The most important condition is that the employees should work exclusively for, and under the supervision and control, of the client.
Ripple effect
A public clarification is not an amendment of the tax provisions, and becomes effective as of the date of implementation of the relevant legislation. The business community needs to evaluate the potential impacts on their visa facilitation services and corporate tax positions.
A recipient can recover input credit on a supply if the VAT has been correctly charged by the supplier. If a facilitator charges VAT only on the visa facilitation service fee instead of the full value, would it contradict the previous VAT positions? Should the customer reverse the input credit recovered on the recurring employee obligations?

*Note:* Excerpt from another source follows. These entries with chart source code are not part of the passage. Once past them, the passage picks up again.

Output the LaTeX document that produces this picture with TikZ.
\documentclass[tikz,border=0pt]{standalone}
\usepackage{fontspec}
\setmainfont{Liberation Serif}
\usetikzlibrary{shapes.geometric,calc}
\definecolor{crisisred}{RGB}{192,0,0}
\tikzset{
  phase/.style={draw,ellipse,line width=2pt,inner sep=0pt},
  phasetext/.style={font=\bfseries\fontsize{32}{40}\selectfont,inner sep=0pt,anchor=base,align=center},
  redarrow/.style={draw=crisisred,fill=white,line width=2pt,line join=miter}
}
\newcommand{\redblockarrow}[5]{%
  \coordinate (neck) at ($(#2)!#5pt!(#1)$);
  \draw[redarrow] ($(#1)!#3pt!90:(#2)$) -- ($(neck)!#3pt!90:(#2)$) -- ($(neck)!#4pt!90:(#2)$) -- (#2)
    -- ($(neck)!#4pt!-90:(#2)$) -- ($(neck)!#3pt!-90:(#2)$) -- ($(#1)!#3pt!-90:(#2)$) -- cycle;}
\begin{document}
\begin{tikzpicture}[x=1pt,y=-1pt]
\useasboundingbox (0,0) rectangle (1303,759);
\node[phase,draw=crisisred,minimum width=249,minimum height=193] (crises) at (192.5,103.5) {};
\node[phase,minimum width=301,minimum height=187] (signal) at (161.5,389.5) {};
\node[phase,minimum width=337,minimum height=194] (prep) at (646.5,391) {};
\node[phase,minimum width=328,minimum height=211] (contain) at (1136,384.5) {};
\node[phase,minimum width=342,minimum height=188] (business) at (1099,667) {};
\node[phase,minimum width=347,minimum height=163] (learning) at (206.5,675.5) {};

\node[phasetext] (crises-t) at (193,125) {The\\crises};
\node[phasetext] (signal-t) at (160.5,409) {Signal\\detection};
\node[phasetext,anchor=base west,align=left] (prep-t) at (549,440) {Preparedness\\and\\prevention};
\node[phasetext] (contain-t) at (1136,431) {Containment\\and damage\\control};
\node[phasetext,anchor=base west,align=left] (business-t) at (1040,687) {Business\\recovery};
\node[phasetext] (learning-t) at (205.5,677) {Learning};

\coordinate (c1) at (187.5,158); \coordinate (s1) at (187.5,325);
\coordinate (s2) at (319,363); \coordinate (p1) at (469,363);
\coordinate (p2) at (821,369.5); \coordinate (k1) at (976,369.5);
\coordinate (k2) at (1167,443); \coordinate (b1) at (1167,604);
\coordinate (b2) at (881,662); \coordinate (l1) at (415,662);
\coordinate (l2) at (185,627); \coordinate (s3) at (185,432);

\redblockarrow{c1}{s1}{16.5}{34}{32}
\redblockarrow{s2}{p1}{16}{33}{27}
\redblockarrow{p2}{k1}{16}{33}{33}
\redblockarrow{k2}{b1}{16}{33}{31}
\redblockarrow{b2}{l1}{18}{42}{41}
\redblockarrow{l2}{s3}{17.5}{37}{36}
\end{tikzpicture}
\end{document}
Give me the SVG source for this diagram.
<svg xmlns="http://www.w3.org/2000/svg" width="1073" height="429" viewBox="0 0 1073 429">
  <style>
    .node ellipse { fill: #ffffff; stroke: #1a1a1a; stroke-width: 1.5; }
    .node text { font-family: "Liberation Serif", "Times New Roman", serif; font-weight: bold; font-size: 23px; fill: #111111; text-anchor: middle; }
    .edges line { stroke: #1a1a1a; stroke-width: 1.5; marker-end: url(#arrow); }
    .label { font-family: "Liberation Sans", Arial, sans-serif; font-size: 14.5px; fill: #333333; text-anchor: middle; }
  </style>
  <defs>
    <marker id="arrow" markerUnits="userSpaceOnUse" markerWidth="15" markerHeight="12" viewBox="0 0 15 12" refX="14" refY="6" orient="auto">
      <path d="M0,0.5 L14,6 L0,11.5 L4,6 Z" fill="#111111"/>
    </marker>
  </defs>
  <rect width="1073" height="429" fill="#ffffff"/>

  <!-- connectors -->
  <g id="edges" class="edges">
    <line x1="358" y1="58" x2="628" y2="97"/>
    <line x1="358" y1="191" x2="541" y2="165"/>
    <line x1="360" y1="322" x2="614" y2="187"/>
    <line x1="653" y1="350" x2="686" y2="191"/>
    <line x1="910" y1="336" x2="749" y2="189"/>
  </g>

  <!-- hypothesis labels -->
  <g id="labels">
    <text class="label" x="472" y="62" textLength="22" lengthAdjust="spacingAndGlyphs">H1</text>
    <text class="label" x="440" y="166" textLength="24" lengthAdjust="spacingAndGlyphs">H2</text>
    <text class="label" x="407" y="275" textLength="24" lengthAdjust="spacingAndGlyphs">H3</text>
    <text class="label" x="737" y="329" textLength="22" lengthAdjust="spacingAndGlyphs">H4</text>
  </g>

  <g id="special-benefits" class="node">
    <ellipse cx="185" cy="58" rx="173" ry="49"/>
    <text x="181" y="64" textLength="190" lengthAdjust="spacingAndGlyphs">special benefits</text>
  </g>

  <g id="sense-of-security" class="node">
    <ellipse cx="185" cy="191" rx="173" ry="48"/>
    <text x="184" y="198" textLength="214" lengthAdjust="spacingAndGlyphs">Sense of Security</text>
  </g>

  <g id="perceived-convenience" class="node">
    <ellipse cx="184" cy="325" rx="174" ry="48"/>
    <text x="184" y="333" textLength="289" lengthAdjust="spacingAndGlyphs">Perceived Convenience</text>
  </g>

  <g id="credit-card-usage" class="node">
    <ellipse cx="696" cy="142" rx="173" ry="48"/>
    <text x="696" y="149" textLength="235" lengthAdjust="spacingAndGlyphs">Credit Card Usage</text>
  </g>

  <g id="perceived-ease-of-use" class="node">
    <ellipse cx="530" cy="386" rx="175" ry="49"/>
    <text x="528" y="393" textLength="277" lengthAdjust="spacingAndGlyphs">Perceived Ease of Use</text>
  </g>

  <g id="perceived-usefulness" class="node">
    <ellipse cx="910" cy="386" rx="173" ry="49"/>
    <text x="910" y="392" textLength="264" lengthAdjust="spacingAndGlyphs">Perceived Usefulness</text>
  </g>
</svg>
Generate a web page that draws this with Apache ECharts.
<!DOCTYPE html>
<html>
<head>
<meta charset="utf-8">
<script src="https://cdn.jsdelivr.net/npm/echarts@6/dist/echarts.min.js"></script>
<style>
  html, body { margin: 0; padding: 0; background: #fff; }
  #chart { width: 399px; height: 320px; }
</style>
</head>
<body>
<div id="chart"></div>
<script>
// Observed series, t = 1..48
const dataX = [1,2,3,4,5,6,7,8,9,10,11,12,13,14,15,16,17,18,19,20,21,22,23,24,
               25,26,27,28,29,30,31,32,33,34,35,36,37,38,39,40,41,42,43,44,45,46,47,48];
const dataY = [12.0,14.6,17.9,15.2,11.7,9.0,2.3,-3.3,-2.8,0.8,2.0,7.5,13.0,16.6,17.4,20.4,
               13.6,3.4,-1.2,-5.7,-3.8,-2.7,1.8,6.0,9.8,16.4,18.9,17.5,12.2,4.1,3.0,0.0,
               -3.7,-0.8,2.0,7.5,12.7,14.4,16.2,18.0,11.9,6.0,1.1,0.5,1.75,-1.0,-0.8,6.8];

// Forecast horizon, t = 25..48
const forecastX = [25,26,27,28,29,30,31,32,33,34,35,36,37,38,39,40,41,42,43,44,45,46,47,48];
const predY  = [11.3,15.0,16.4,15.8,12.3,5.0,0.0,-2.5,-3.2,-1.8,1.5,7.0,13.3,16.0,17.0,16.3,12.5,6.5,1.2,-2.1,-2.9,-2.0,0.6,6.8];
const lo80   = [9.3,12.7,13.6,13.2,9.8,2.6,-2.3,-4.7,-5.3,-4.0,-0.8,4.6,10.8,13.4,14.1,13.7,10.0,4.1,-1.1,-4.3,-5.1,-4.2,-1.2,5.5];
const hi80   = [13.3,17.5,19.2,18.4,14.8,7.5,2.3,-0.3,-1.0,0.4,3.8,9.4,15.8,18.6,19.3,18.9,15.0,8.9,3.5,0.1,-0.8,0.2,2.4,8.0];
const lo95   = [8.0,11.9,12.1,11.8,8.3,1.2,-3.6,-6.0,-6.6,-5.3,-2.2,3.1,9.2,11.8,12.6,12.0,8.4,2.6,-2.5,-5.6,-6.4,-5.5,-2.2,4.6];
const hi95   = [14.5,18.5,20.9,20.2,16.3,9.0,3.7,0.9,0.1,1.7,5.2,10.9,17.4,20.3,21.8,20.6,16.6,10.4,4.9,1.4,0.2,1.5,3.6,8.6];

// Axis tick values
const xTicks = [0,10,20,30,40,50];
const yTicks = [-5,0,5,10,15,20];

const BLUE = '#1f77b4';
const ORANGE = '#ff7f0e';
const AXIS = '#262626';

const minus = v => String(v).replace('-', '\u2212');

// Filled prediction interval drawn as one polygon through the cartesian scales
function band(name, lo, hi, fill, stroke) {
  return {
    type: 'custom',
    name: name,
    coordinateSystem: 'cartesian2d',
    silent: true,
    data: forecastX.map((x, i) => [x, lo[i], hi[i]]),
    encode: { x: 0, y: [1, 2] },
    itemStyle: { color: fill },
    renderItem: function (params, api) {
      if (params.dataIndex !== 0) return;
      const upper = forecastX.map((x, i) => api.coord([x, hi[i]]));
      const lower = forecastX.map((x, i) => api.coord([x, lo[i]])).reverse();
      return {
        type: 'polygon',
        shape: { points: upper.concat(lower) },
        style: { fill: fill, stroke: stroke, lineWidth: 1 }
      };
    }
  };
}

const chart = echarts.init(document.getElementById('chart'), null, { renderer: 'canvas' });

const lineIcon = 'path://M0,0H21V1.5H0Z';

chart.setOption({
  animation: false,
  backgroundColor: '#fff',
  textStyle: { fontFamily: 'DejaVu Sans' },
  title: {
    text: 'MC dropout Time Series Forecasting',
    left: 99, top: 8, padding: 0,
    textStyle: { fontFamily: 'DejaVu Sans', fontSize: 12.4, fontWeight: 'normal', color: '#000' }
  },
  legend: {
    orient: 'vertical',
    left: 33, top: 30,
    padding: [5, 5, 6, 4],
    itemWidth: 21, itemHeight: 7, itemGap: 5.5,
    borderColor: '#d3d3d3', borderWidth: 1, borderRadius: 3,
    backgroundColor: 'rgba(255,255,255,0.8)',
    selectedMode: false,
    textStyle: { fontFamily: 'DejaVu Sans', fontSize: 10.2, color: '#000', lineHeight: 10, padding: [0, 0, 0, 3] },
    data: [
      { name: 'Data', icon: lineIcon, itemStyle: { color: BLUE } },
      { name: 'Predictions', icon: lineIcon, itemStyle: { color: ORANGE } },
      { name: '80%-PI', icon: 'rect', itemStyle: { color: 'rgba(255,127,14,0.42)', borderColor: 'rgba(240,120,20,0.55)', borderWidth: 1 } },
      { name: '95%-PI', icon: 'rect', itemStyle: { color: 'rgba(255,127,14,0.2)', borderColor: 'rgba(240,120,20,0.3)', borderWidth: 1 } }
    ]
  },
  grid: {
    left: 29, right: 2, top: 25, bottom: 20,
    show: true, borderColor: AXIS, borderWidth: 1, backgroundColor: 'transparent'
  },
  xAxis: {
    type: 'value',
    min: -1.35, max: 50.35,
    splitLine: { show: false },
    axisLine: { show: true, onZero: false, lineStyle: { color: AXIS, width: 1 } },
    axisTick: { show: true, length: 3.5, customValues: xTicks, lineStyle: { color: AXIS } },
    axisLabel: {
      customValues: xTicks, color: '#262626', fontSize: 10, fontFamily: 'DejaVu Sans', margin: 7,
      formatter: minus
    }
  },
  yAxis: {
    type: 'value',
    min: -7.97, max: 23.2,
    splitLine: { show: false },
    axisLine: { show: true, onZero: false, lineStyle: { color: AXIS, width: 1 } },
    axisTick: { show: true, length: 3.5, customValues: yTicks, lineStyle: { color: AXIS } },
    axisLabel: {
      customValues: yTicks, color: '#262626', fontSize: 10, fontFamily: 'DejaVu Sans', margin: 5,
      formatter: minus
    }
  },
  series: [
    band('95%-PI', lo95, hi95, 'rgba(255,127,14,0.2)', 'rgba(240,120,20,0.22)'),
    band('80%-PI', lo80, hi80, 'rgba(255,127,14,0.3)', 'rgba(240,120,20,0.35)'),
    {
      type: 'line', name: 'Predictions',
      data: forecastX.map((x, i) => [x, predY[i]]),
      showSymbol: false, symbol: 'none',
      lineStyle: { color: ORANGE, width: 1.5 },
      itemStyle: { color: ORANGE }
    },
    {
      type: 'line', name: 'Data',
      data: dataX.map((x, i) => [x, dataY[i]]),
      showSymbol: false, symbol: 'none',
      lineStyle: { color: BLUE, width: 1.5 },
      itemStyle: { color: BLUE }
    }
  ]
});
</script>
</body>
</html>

With the taxable value of supplies by a facilitator being equal only to the visa facilitation service fee, should the eligibility criteria for the mandatory/voluntary VAT registration be revisited for past periods or trigger VAT deregistration henceforth?
As the recurring employee obligations borne by the customer are generally not considered as a disbursement, the potential implications on corporate tax is noteworthy. The small business relief (SBR) from 9% corporate tax is available with an annual revenue threshold of Dh3 million.
Do accounting principles mandate that the facilitator’s revenue should include the recurring employee obligations borne by the customer? The answer could impact the eligibility for small business relief.
The dilemma is more for free zone companies eligible for 0% preferential corporate tax rate.
The revenue from any visa facilitation services provided to mainland or overseas group companies could be critical for the de-minimis threshold. Would the principles of the public clarification be applicable to evaluate the de-minimis eligibility?
In the rapidly evolving tax space, the business community should look out for an immediate and comprehensive impact analysis of each tax development.